** EXERCISE DETAILS **
Look through the data below and output, unchanged, every line from the one holding "Generate a Python" through the one holding "-242, -242]", inclusive. Skip the pictures.

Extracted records
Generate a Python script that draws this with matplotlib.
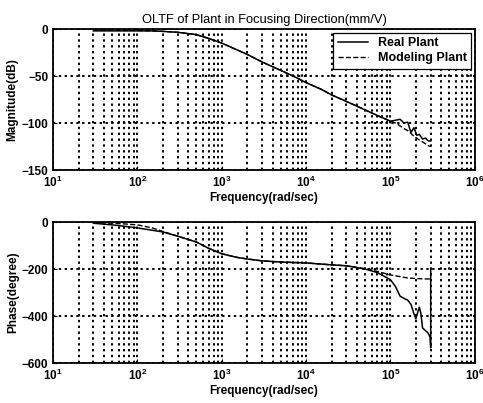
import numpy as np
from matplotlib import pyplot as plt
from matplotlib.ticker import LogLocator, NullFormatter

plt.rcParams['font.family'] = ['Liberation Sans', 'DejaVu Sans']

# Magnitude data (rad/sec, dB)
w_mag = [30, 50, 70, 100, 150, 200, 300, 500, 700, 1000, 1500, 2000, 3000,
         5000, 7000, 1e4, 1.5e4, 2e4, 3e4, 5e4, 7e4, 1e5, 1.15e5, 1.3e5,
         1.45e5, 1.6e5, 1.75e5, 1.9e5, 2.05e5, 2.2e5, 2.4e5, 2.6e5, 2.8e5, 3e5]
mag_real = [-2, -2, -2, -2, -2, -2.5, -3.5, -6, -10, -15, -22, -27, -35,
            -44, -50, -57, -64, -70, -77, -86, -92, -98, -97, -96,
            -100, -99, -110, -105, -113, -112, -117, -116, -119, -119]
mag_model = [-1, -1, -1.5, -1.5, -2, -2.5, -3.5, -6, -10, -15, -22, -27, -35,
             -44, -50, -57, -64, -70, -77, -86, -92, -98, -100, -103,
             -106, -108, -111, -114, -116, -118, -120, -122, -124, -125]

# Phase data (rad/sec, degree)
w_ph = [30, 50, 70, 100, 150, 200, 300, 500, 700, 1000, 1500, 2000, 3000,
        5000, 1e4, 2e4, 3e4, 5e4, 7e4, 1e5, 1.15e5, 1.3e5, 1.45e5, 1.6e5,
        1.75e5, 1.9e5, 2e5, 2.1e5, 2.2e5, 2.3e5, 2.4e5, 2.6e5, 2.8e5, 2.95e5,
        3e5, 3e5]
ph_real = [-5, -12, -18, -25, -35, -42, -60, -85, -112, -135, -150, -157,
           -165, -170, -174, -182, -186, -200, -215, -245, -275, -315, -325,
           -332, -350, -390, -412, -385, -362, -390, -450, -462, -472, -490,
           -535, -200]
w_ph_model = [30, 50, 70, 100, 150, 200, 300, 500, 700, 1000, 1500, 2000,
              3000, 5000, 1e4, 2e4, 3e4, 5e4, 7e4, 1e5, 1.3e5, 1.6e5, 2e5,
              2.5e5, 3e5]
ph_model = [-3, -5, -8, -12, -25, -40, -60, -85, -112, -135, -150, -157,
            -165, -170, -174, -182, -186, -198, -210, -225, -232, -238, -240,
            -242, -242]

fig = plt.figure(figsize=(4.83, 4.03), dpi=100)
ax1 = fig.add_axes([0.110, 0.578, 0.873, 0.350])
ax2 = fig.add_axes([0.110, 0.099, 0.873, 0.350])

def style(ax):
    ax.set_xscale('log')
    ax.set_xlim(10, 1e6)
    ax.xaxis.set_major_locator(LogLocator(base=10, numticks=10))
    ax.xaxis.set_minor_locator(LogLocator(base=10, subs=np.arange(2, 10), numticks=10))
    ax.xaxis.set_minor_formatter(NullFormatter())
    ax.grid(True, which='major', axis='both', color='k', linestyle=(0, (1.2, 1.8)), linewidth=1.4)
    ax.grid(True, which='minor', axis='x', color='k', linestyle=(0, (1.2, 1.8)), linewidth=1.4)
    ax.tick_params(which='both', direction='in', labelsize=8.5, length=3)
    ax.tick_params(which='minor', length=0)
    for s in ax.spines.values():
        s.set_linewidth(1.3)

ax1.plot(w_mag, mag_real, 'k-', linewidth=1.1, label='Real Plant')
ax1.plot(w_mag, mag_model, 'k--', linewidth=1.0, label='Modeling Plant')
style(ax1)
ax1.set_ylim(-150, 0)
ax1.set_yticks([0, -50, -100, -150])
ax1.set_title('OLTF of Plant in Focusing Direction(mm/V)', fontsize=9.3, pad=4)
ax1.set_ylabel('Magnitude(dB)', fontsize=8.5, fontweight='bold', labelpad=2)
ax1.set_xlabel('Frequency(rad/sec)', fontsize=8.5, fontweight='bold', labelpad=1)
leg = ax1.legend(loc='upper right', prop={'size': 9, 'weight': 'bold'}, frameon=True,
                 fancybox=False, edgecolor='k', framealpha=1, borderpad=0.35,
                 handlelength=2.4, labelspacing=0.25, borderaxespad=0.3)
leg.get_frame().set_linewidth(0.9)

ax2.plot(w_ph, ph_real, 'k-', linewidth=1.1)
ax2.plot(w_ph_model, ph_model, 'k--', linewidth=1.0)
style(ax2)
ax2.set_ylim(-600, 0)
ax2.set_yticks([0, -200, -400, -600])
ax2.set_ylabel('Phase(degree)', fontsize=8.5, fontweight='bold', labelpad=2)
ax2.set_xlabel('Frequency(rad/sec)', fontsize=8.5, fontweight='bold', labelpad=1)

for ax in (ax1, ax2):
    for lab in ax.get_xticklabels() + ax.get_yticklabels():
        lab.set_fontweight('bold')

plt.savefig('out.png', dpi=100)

---

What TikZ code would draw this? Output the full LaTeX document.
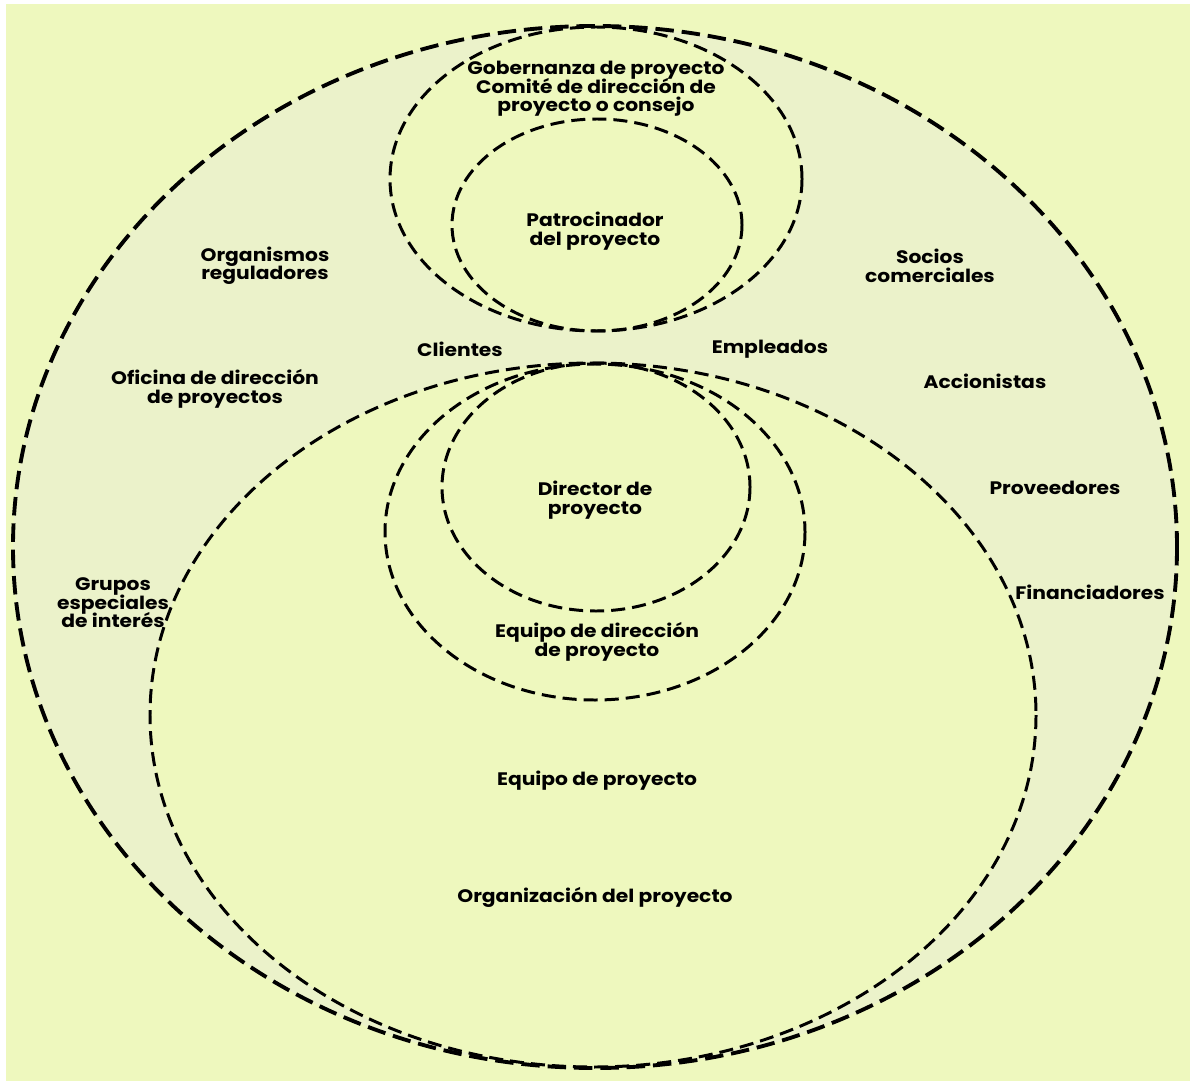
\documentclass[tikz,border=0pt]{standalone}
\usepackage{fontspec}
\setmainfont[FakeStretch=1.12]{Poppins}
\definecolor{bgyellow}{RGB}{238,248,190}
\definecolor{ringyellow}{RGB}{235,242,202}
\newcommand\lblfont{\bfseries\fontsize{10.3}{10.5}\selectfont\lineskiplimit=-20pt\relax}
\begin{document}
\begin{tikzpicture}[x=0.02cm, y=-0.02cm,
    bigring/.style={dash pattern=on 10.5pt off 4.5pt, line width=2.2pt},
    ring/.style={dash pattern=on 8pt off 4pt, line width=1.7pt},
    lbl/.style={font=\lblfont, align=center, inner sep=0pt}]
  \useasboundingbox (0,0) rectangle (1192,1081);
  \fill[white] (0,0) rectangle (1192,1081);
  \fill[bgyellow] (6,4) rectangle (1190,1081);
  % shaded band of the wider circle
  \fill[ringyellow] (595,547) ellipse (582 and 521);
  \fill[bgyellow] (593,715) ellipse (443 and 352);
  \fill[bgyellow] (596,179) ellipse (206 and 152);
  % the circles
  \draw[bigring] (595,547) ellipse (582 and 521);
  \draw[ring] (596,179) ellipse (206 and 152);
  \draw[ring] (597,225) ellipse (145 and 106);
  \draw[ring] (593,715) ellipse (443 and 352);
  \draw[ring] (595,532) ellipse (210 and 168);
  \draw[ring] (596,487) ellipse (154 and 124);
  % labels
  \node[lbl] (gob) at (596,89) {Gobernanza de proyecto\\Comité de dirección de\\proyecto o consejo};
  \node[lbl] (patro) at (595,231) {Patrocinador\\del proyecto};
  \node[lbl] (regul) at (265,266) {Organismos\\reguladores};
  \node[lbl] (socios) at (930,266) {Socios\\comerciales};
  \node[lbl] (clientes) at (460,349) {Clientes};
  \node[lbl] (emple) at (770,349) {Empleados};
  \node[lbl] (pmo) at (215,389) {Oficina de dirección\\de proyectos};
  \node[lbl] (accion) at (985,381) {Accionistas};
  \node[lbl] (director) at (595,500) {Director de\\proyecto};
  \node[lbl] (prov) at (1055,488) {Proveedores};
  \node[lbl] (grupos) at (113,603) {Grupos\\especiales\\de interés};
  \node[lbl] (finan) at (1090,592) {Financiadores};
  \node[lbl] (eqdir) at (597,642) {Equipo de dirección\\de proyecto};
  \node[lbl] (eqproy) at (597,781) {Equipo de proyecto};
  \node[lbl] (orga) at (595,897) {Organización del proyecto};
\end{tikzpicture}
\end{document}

...

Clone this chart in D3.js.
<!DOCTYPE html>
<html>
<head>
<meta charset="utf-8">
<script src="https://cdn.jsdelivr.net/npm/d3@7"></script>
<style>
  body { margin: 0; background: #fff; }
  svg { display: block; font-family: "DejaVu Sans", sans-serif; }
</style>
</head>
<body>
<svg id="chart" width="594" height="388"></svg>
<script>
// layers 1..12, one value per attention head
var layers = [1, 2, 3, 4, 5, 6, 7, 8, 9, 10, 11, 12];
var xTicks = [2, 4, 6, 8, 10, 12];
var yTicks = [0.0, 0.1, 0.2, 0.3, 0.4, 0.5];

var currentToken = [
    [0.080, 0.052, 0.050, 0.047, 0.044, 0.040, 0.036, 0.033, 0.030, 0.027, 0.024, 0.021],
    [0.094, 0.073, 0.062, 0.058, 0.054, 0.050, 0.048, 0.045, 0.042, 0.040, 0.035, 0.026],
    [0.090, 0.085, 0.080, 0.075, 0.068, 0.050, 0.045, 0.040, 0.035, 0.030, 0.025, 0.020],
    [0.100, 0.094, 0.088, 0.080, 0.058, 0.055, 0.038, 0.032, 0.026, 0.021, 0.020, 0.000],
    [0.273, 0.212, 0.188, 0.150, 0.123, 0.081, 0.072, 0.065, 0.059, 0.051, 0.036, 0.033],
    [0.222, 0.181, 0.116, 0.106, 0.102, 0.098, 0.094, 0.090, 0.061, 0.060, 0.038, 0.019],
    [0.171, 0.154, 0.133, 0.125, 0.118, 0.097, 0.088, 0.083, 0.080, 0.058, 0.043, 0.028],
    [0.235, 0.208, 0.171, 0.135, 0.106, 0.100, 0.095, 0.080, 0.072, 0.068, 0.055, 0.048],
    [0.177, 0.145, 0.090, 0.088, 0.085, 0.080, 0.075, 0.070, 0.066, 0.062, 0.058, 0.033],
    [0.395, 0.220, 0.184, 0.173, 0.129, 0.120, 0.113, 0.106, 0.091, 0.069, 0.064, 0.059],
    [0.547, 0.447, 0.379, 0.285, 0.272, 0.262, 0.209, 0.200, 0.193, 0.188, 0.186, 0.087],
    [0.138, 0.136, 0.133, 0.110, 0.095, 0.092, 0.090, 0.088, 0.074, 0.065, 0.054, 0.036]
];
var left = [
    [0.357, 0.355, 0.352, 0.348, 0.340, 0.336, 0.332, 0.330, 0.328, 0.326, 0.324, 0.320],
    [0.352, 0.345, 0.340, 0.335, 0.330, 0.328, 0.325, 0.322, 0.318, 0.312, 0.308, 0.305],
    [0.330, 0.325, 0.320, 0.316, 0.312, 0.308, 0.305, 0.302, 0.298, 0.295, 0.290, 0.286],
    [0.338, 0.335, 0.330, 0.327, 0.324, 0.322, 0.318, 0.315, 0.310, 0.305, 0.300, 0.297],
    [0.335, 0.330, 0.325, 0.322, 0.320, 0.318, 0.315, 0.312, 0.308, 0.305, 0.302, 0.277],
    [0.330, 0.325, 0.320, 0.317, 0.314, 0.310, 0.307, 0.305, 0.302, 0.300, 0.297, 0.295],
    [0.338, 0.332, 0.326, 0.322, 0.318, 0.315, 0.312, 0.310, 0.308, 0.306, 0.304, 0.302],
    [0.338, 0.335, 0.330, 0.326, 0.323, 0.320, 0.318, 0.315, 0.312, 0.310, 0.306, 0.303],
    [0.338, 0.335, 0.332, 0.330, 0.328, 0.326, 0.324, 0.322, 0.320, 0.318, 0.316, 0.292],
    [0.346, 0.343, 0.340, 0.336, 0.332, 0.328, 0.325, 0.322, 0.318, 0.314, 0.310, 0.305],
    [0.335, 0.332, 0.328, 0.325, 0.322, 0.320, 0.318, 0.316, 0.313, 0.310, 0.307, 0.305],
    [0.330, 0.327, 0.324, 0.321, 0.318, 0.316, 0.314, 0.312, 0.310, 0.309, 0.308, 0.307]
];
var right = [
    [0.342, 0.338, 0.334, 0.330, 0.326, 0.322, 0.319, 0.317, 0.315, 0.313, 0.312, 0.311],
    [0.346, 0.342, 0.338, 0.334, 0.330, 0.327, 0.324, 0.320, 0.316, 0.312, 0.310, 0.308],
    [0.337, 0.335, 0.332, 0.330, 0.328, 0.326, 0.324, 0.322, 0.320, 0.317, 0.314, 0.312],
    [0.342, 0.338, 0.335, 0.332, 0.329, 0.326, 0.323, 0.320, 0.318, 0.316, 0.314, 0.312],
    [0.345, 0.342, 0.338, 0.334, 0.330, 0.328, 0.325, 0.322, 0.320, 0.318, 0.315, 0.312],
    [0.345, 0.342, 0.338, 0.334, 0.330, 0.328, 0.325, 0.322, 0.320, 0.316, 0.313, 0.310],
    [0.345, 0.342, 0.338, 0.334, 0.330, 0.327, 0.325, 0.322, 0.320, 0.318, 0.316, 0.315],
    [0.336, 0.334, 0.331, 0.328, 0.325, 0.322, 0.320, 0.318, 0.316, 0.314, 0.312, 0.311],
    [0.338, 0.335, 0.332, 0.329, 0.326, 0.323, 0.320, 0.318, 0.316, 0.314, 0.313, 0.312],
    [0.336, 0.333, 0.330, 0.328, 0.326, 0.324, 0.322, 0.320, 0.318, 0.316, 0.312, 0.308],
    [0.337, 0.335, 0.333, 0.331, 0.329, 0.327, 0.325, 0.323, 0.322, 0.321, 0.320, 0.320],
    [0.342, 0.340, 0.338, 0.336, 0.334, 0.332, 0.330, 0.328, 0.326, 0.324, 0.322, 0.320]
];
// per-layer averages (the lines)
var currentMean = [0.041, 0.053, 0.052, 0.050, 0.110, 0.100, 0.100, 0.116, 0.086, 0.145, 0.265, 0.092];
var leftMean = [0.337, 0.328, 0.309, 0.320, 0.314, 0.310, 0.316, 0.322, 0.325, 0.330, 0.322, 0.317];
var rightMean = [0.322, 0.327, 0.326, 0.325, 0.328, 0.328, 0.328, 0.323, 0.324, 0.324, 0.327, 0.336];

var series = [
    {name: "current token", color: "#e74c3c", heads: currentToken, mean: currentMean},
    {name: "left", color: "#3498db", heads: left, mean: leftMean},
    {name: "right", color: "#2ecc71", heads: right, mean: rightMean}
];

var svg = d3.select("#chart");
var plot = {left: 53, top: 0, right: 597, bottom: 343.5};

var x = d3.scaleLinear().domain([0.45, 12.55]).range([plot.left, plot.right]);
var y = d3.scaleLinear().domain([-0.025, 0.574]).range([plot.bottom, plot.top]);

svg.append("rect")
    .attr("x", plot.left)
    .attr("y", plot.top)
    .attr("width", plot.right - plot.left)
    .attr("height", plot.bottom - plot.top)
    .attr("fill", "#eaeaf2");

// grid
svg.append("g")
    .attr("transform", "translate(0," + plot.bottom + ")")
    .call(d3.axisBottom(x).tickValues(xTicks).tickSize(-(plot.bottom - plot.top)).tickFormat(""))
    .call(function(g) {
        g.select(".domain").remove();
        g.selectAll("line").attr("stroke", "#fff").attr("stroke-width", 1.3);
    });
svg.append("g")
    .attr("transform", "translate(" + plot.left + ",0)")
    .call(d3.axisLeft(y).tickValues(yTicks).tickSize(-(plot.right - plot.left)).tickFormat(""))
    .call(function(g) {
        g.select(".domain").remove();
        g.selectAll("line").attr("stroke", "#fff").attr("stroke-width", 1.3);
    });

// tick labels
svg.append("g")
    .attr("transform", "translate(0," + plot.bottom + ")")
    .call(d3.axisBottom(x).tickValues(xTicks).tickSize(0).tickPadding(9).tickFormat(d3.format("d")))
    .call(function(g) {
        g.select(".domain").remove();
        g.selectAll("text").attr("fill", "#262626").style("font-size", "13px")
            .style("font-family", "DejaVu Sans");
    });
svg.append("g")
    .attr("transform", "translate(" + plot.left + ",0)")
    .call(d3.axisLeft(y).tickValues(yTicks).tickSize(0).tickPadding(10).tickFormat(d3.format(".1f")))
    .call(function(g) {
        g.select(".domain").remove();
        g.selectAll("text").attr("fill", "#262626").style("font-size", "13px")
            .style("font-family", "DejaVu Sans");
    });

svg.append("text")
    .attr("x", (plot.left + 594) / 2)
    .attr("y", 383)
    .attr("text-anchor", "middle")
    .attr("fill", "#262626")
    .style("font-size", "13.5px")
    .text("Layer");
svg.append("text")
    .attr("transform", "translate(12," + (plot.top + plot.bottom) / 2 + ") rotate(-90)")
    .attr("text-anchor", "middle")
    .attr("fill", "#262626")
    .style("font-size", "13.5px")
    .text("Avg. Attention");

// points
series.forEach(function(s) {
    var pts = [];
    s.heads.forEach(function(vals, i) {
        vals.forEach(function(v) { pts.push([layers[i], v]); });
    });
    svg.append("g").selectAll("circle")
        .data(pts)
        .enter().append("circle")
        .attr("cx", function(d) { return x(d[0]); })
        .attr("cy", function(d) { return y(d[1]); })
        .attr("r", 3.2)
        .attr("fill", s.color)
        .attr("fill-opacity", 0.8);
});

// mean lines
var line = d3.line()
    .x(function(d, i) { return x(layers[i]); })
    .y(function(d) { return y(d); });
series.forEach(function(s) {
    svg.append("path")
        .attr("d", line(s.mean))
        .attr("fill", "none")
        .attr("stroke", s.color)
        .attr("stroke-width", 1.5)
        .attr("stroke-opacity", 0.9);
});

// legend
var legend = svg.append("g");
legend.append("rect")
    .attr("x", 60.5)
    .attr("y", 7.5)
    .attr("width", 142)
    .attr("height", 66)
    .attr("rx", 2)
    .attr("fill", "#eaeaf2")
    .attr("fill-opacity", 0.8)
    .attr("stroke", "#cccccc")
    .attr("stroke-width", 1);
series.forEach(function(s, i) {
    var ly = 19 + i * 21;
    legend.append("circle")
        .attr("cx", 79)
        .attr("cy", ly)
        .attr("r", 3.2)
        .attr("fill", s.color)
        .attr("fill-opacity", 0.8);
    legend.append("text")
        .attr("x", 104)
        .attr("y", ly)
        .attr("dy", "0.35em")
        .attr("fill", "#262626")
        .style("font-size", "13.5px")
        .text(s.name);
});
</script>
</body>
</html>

** SOLUTION TO THIS TASK **
Generate a Python script that draws this with matplotlib.
import numpy as np
from matplotlib import pyplot as plt
from matplotlib.ticker import LogLocator, NullFormatter

plt.rcParams['font.family'] = ['Liberation Sans', 'DejaVu Sans']

# Magnitude data (rad/sec, dB)
w_mag = [30, 50, 70, 100, 150, 200, 300, 500, 700, 1000, 1500, 2000, 3000,
         5000, 7000, 1e4, 1.5e4, 2e4, 3e4, 5e4, 7e4, 1e5, 1.15e5, 1.3e5,
         1.45e5, 1.6e5, 1.75e5, 1.9e5, 2.05e5, 2.2e5, 2.4e5, 2.6e5, 2.8e5, 3e5]
mag_real = [-2, -2, -2, -2, -2, -2.5, -3.5, -6, -10, -15, -22, -27, -35,
            -44, -50, -57, -64, -70, -77, -86, -92, -98, -97, -96,
            -100, -99, -110, -105, -113, -112, -117, -116, -119, -119]
mag_model = [-1, -1, -1.5, -1.5, -2, -2.5, -3.5, -6, -10, -15, -22, -27, -35,
             -44, -50, -57, -64, -70, -77, -86, -92, -98, -100, -103,
             -106, -108, -111, -114, -116, -118, -120, -122, -124, -125]

# Phase data (rad/sec, degree)
w_ph = [30, 50, 70, 100, 150, 200, 300, 500, 700, 1000, 1500, 2000, 3000,
        5000, 1e4, 2e4, 3e4, 5e4, 7e4, 1e5, 1.15e5, 1.3e5, 1.45e5, 1.6e5,
        1.75e5, 1.9e5, 2e5, 2.1e5, 2.2e5, 2.3e5, 2.4e5, 2.6e5, 2.8e5, 2.95e5,
        3e5, 3e5]
ph_real = [-5, -12, -18, -25, -35, -42, -60, -85, -112, -135, -150, -157,
           -165, -170, -174, -182, -186, -200, -215, -245, -275, -315, -325,
           -332, -350, -390, -412, -385, -362, -390, -450, -462, -472, -490,
           -535, -200]
w_ph_model = [30, 50, 70, 100, 150, 200, 300, 500, 700, 1000, 1500, 2000,
              3000, 5000, 1e4, 2e4, 3e4, 5e4, 7e4, 1e5, 1.3e5, 1.6e5, 2e5,
              2.5e5, 3e5]
ph_model = [-3, -5, -8, -12, -25, -40, -60, -85, -112, -135, -150, -157,
            -165, -170, -174, -182, -186, -198, -210, -225, -232, -238, -240,
            -242, -242]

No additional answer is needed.